Дьявол больше не осторожничал. Не преуменьшал своих размеров, его гигантский член теперь мог часами терзать Габриэля, тело ангела переворачивалось в самые невообразимые позы, свет из открытого зерцала пился постоянно, чтобы никому не досталось милосердия или еще чего-то похожего. Юноша кричал, умолял о пощаде. Все бесполезно. Дракон не собирался отпускать своего нового сати. Он держал его крепко огромными лапами, его член мощно входил, вытаскивался наполовину или почти до конца и опять таранил на всю глубину канала. Длинный язык вылизывал тонкое, горящее светом тело, пропитывая его возбуждающим эликсиром, извивался между ягодицами, присоединялся к массивным движениям, проникая, как змея, внутрь. От них Габриэль весь превращался в наслаждение и боль. Это уже был не тот член, что в первый раз, когда Змий стал монстром. Гораздо больше. Но сати приспособлены принимать в себя чудовищ. Член как раз достигает входа в зерцало, чтобы оплодотворять, чтобы хозяин испытывал неземное удовольствие, а раб постоянно безумно страдал от соития, знал свое подчиненное место и желал пытки вновь и вновь. Конечно, среди граанов не было таких чудовищ, как Змий, но и Змию нужен был только этот сати.

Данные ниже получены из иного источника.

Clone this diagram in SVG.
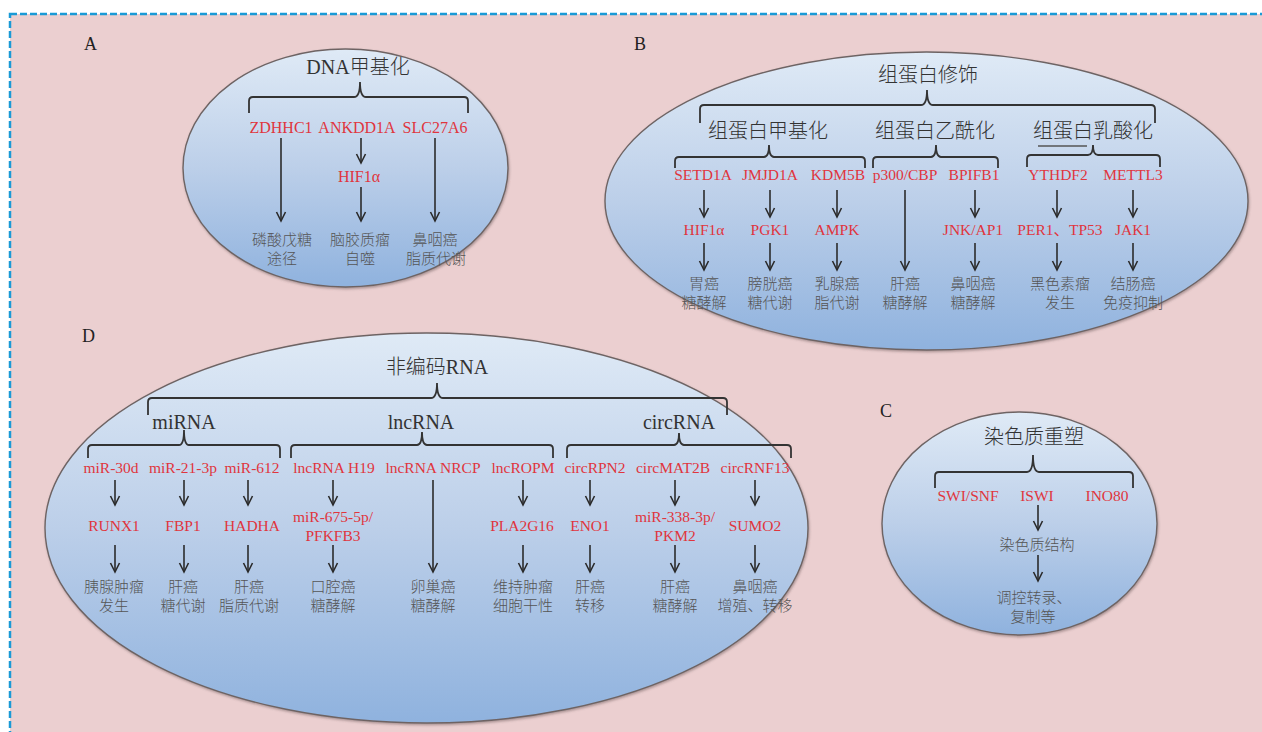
<svg xmlns="http://www.w3.org/2000/svg" width="1262" height="732" viewBox="0 0 1262 732">
<defs>
<linearGradient id="eg" x1="0" y1="0" x2="0" y2="1">
<stop offset="0" stop-color="#dfeaf6"/>
<stop offset="0.5" stop-color="#bccfe9"/>
<stop offset="1" stop-color="#8fb2de"/>
</linearGradient>
<filter id="sh" x="-5%" y="-5%" width="110%" height="115%">
<feDropShadow dx="0.8" dy="1.5" stdDeviation="1.2" flood-color="#5a4a4a" flood-opacity="0.45"/>
</filter>
<marker id="ah" viewBox="-11 -6 13 12" markerWidth="13" markerHeight="12" refX="0" refY="0" orient="auto" markerUnits="userSpaceOnUse">
<path d="M-9,-4.5 L0,0 L-9,4.5" fill="none" stroke="#2b2b2b" stroke-width="1.6"/>
</marker>
<style>
.bg{fill:#ebcfd0}
.frame{fill:none;stroke:#1a9ad6;stroke-width:2.5;stroke-dasharray:7 3}
.ell{fill:url(#eg);stroke:#6e6464;stroke-width:1.4;filter:url(#sh)}
.lab{font-family:"Liberation Serif","Noto Sans CJK SC",serif;font-size:18px;fill:#222}
.ttl{font-family:"Liberation Serif","Noto Sans CJK SC",serif;font-size:20px;font-weight:300;fill:#333;text-anchor:middle}
.red{font-family:"Liberation Serif","Noto Sans CJK SC",serif;font-size:15.5px;fill:#e0353d;text-anchor:middle}
.ra{font-size:16px}
.gry{font-family:"Noto Sans CJK SC",sans-serif;font-size:15px;font-weight:300;fill:#555;text-anchor:middle}
.arr{stroke:#2b2b2b;stroke-width:1.6;fill:none;marker-end:url(#ah)}
.brc{stroke:#333;stroke-width:1.8;fill:none}
</style>
</defs>
<rect x="0" y="0" width="1262" height="732" fill="#ffffff"/>
<rect class="bg" x="10" y="14" width="1262" height="730"/>
<rect class="frame" x="10" y="14" width="1262" height="730"/>

<g id="panel-A">
<ellipse class="ell" cx="345.5" cy="168" rx="162.5" ry="119"/>
<text class="lab" x="84" y="50">A</text>
<g id="a-title"><text class="ttl" x="358" y="74">DNA甲基化</text></g>
<g id="a-zdhhc1"><text class="red ra" x="281" y="133">ZDHHC1</text></g>
<g id="a-ankdd1a"><text class="red ra" x="357" y="133">ANKDD1A</text></g>
<g id="a-slc27a6"><text class="red ra" x="435" y="133">SLC27A6</text></g>
<g id="a-hif1a"><text class="red ra" x="359" y="182">HIF1α</text></g>
<g id="a-out1"><text class="gry" x="282" y="245">磷酸戊糖</text><text class="gry" x="282" y="264">途径</text></g>
<g id="a-out2"><text class="gry" x="360" y="245">脑胶质瘤</text><text class="gry" x="360" y="264">自噬</text></g>
<g id="a-out3"><text class="gry" x="435" y="245">鼻咽癌</text><text class="gry" x="436" y="264">脂质代谢</text></g>
</g>

<g id="panel-B">
<ellipse class="ell" cx="926.5" cy="201" rx="321.5" ry="149"/>
<text class="lab" x="634" y="50">B</text>
<g id="b-title"><text class="ttl" x="928" y="82">组蛋白修饰</text></g>
<g id="b-sub1"><text class="ttl" x="768" y="138">组蛋白甲基化</text></g>
<g id="b-sub2"><text class="ttl" x="935" y="138">组蛋白乙酰化</text></g>
<g id="b-sub3"><text class="ttl" x="1093" y="138">组蛋白乳酸化</text><line x1="1038" y1="146" x2="1087" y2="146" stroke="#555" stroke-width="1.5"/></g>
<g id="b-setd1a"><text class="red" x="703" y="180">SETD1A</text></g>
<g id="b-jmjd1a"><text class="red" x="770" y="180">JMJD1A</text></g>
<g id="b-kdm5b"><text class="red" x="838" y="180">KDM5B</text></g>
<g id="b-p300"><text class="red" x="905" y="180">p300/CBP</text></g>
<g id="b-bpifb1"><text class="red" x="974" y="180">BPIFB1</text></g>
<g id="b-ythdf2"><text class="red" x="1058" y="180">YTHDF2</text></g>
<g id="b-mettl3"><text class="red" x="1133" y="180">METTL3</text></g>
<g id="b-hif1a"><text class="red" x="704" y="235">HIF1α</text></g>
<g id="b-pgk1"><text class="red" x="770" y="235">PGK1</text></g>
<g id="b-ampk"><text class="red" x="837" y="235">AMPK</text></g>
<g id="b-jnk"><text class="red" x="973" y="235">JNK/AP1</text></g>
<g id="b-per1"><text class="red" x="1060" y="235">PER1、TP53</text></g>
<g id="b-jak1"><text class="red" x="1133" y="235">JAK1</text></g>
<g id="b-out1"><text class="gry" x="704" y="289">胃癌</text><text class="gry" x="704" y="308">糖酵解</text></g>
<g id="b-out2"><text class="gry" x="770" y="289">膀胱癌</text><text class="gry" x="770" y="308">糖代谢</text></g>
<g id="b-out3"><text class="gry" x="837" y="289">乳腺癌</text><text class="gry" x="837" y="308">脂代谢</text></g>
<g id="b-out4"><text class="gry" x="905" y="289">肝癌</text><text class="gry" x="905" y="308">糖酵解</text></g>
<g id="b-out5"><text class="gry" x="973" y="289">鼻咽癌</text><text class="gry" x="973" y="308">糖酵解</text></g>
<g id="b-out6"><text class="gry" x="1060" y="289">黑色素瘤</text><text class="gry" x="1060" y="308">发生</text></g>
<g id="b-out7"><text class="gry" x="1133" y="289">结肠癌</text><text class="gry" x="1133" y="308">免疫抑制</text></g>
</g>

<g id="panel-D">
<ellipse class="ell" cx="426.5" cy="528" rx="381.5" ry="195"/>
<text class="lab" x="82" y="342">D</text>
<g id="d-title"><text class="ttl" x="437" y="374">非编码RNA</text></g>
<g id="d-mirna"><text class="ttl" x="184" y="429">miRNA</text></g>
<g id="d-lncrna"><text class="ttl" x="421" y="429">lncRNA</text></g>
<g id="d-circrna"><text class="ttl" x="679" y="429">circRNA</text></g>
<g id="d-mir30d"><text class="red" x="111" y="473">miR-30d</text></g>
<g id="d-mir21"><text class="red" x="183" y="473">miR-21-3p</text></g>
<g id="d-mir612"><text class="red" x="252" y="473">miR-612</text></g>
<g id="d-h19"><text class="red" x="334" y="473">lncRNA H19</text></g>
<g id="d-nrcp"><text class="red" x="433" y="473">lncRNA NRCP</text></g>
<g id="d-lncropm"><text class="red" x="523" y="473">lncROPM</text></g>
<g id="d-circrpn2"><text class="red" x="595" y="473">circRPN2</text></g>
<g id="d-circmat2b"><text class="red" x="673" y="473">circMAT2B</text></g>
<g id="d-circrnf13"><text class="red" x="755" y="473">circRNF13</text></g>
<g id="d-runx1"><text class="red" x="114" y="531">RUNX1</text></g>
<g id="d-fbp1"><text class="red" x="183" y="531">FBP1</text></g>
<g id="d-hadha"><text class="red" x="252" y="531">HADHA</text></g>
<g id="d-mir675"><text class="red" x="333" y="522">miR-675-5p/</text><text class="red" x="333" y="541">PFKFB3</text></g>
<g id="d-pla2g16"><text class="red" x="522" y="531">PLA2G16</text></g>
<g id="d-eno1"><text class="red" x="590" y="531">ENO1</text></g>
<g id="d-mir338"><text class="red" x="675" y="522">miR-338-3p/</text><text class="red" x="675" y="541">PKM2</text></g>
<g id="d-sumo2"><text class="red" x="755" y="531">SUMO2</text></g>
<g id="d-out1"><text class="gry" x="114" y="592">胰腺肿瘤</text><text class="gry" x="114" y="611">发生</text></g>
<g id="d-out2"><text class="gry" x="183" y="592">肝癌</text><text class="gry" x="183" y="611">糖代谢</text></g>
<g id="d-out3"><text class="gry" x="249" y="592">肝癌</text><text class="gry" x="249" y="611">脂质代谢</text></g>
<g id="d-out4"><text class="gry" x="333" y="592">口腔癌</text><text class="gry" x="333" y="611">糖酵解</text></g>
<g id="d-out5"><text class="gry" x="433" y="592">卵巢癌</text><text class="gry" x="433" y="611">糖酵解</text></g>
<g id="d-out6"><text class="gry" x="523" y="592">维持肿瘤</text><text class="gry" x="523" y="611">细胞干性</text></g>
<g id="d-out7"><text class="gry" x="590" y="592">肝癌</text><text class="gry" x="590" y="611">转移</text></g>
<g id="d-out8"><text class="gry" x="675" y="592">肝癌</text><text class="gry" x="675" y="611">糖酵解</text></g>
<g id="d-out9"><text class="gry" x="755" y="592">鼻咽癌</text><text class="gry" x="755" y="611">增殖、转移</text></g>
</g>

<g id="panel-C">
<ellipse class="ell" cx="1019.5" cy="523.5" rx="137.5" ry="111.5"/>
<text class="lab" x="880" y="417">C</text>
<g id="c-title"><text class="ttl" x="1034" y="444">染色质重塑</text></g>
<g id="c-swisnf"><text class="red" x="968" y="501">SWI/SNF</text></g>
<g id="c-iswi"><text class="red" x="1037" y="501">ISWI</text></g>
<g id="c-ino80"><text class="red" x="1107" y="501">INO80</text></g>
<g id="c-struct"><text class="gry" x="1037" y="550">染色质结构</text></g>
<g id="c-out"><text class="gry" x="1034" y="603">调控转录、</text><text class="gry" x="1033" y="622">复制等</text></g>
</g>

<g id="connectors">
<path class="brc" d="M249,113 L249,101 Q249,97 253,97 L354,97 Q360,97 360,82 Q360,97 366,97 L464,97 Q468,97 468,101 L468,113"/>
<path class="brc" d="M700,123 L700,109 Q700,105 704,105 L921,105 Q927,105 927,90 Q927,105 933,105 L1151,105 Q1155,105 1155,109 L1155,123"/>
<path class="brc" d="M675,168 L675,161 Q675,157 679,157 L764,157 Q769,157 769,145 Q769,157 774,157 L861,157 Q865,157 865,161 L865,168"/>
<path class="brc" d="M873,168 L873,161 Q873,157 877,157 L931,157 Q936,157 936,145 Q936,157 941,157 L994,157 Q998,157 998,161 L998,168"/>
<path class="brc" d="M1027,167 L1027,159 Q1027,155 1031,155 L1088,155 Q1093,155 1093,145 Q1093,155 1098,155 L1156,155 Q1160,155 1160,159 L1160,167"/>
<path class="brc" d="M148,415 L148,402 Q148,398 152,398 L431,398 Q437,398 437,383 Q437,398 443,398 L723,398 Q727,398 727,402 L727,415"/>
<path class="brc" d="M88,458 L88,449 Q88,445 92,445 L179,445 Q184,445 184,430 Q184,445 189,445 L276,445 Q280,445 280,449 L280,458"/>
<path class="brc" d="M291,458 L291,449 Q291,445 295,445 L417,445 Q422,445 422,432 Q422,445 427,445 L549,445 Q553,445 553,449 L553,458"/>
<path class="brc" d="M567,458 L567,449 Q567,445 571,445 L674,445 Q679,445 679,433 Q679,445 684,445 L787,445 Q791,445 791,449 L791,458"/>
<path class="brc" d="M935,488 L935,476 Q935,472 939,472 L1027,472 Q1033,472 1033,455 Q1033,472 1039,472 L1129,472 Q1133,472 1133,476 L1133,488"/>
<line class="arr" x1="281" y1="138" x2="281" y2="221"/>
<line class="arr" x1="361" y1="138" x2="361" y2="163"/>
<line class="arr" x1="361" y1="187" x2="361" y2="221"/>
<line class="arr" x1="435" y1="138" x2="435" y2="221"/>
<line class="arr" x1="704" y1="190" x2="704" y2="217"/>
<line class="arr" x1="770" y1="190" x2="770" y2="217"/>
<line class="arr" x1="837" y1="190" x2="837" y2="217"/>
<line class="arr" x1="905" y1="190" x2="905" y2="270"/>
<line class="arr" x1="975" y1="190" x2="975" y2="217"/>
<line class="arr" x1="1057" y1="190" x2="1057" y2="217"/>
<line class="arr" x1="1133" y1="190" x2="1133" y2="217"/>
<line class="arr" x1="704" y1="243" x2="704" y2="270"/>
<line class="arr" x1="770" y1="243" x2="770" y2="270"/>
<line class="arr" x1="837" y1="243" x2="837" y2="270"/>
<line class="arr" x1="975" y1="243" x2="975" y2="270"/>
<line class="arr" x1="1057" y1="243" x2="1057" y2="270"/>
<line class="arr" x1="1133" y1="243" x2="1133" y2="270"/>
<line class="arr" x1="115" y1="480" x2="115" y2="505"/>
<line class="arr" x1="184" y1="480" x2="184" y2="505"/>
<line class="arr" x1="248" y1="480" x2="248" y2="505"/>
<line class="arr" x1="333" y1="480" x2="333" y2="505"/>
<line class="arr" x1="433" y1="480" x2="433" y2="572"/>
<line class="arr" x1="523" y1="480" x2="523" y2="505"/>
<line class="arr" x1="590" y1="480" x2="590" y2="505"/>
<line class="arr" x1="675" y1="480" x2="675" y2="505"/>
<line class="arr" x1="755" y1="480" x2="755" y2="505"/>
<line class="arr" x1="115" y1="545" x2="115" y2="572"/>
<line class="arr" x1="184" y1="545" x2="184" y2="572"/>
<line class="arr" x1="248" y1="545" x2="248" y2="572"/>
<line class="arr" x1="333" y1="545" x2="333" y2="572"/>
<line class="arr" x1="523" y1="545" x2="523" y2="572"/>
<line class="arr" x1="590" y1="545" x2="590" y2="572"/>
<line class="arr" x1="675" y1="545" x2="675" y2="572"/>
<line class="arr" x1="755" y1="545" x2="755" y2="572"/>
<line class="arr" x1="1038" y1="505" x2="1038" y2="530"/>
<line class="arr" x1="1038" y1="555" x2="1038" y2="581"/>
</g>
</svg>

— Насаживайся, — приказывал Змий громыхающим басом, когда Габриэль пытался в очередной раз сбежать из его лап и натыкался на мощное сопротивление. — Давай, раздвигай свои ножки, моя радость. — он поднимал мокрого от долгого и жесткого секса Габриэля в воздух, раздвигал его ноги и начинал пульсирующей головкой тереться о текущий источником задний проход, который пытался сжаться и не пустить возбужденного дракона. — Так тебе нравится?
Мычание и стоны вместо ответа, искусанные губы.
— Змий, умоляю. Я не выдержу еще раз. Помилуй меня.
— Я помилую. Вот так, — головка дернулась вверх, еще... Сфинктеры сопротивлялись, смазка помогала, да и до этого все уже было. И вот гигантская головка наполовину вошла внутрь, член начал расти еще больше, достигая максимального размера. — Ты уже достаточно разработан, чтобы меня принимать. — сопротивление, метание из стороны в сторону, ноги подняты у юноши под коленями, он висит спиной к дракону и видит, что в него будет входить, и от этого еще сильнее начинает рыпаться и кричать, умоляя о пощаде.
-Ну нет, сладенький, — язык раздвоенной змеей вылетает из пасти и извивается по гладкому телу сати, заводя его соски, делая их алыми и твердыми, как розы в летнем саду, затем отправляется ласкать розовый нежный член и ангельские яички.
Габриэль хотел бы остановить граана, но бесполезно. В своем натуральном виде тот был просто огромен и неуправляем. Еще вскрик и еще, пока один из черных отростков не перестает ласкать зерцало в груди и не проникает в рот, чтобы заставить себя ублажать.
Огромная головка проталкивается почти целиком, из глаз начинают литься слезы. Адская боль пронзает все тело. Мышцы, кажется, готовы разорваться. Но пытка только начинается, а ночь только взошла над враном.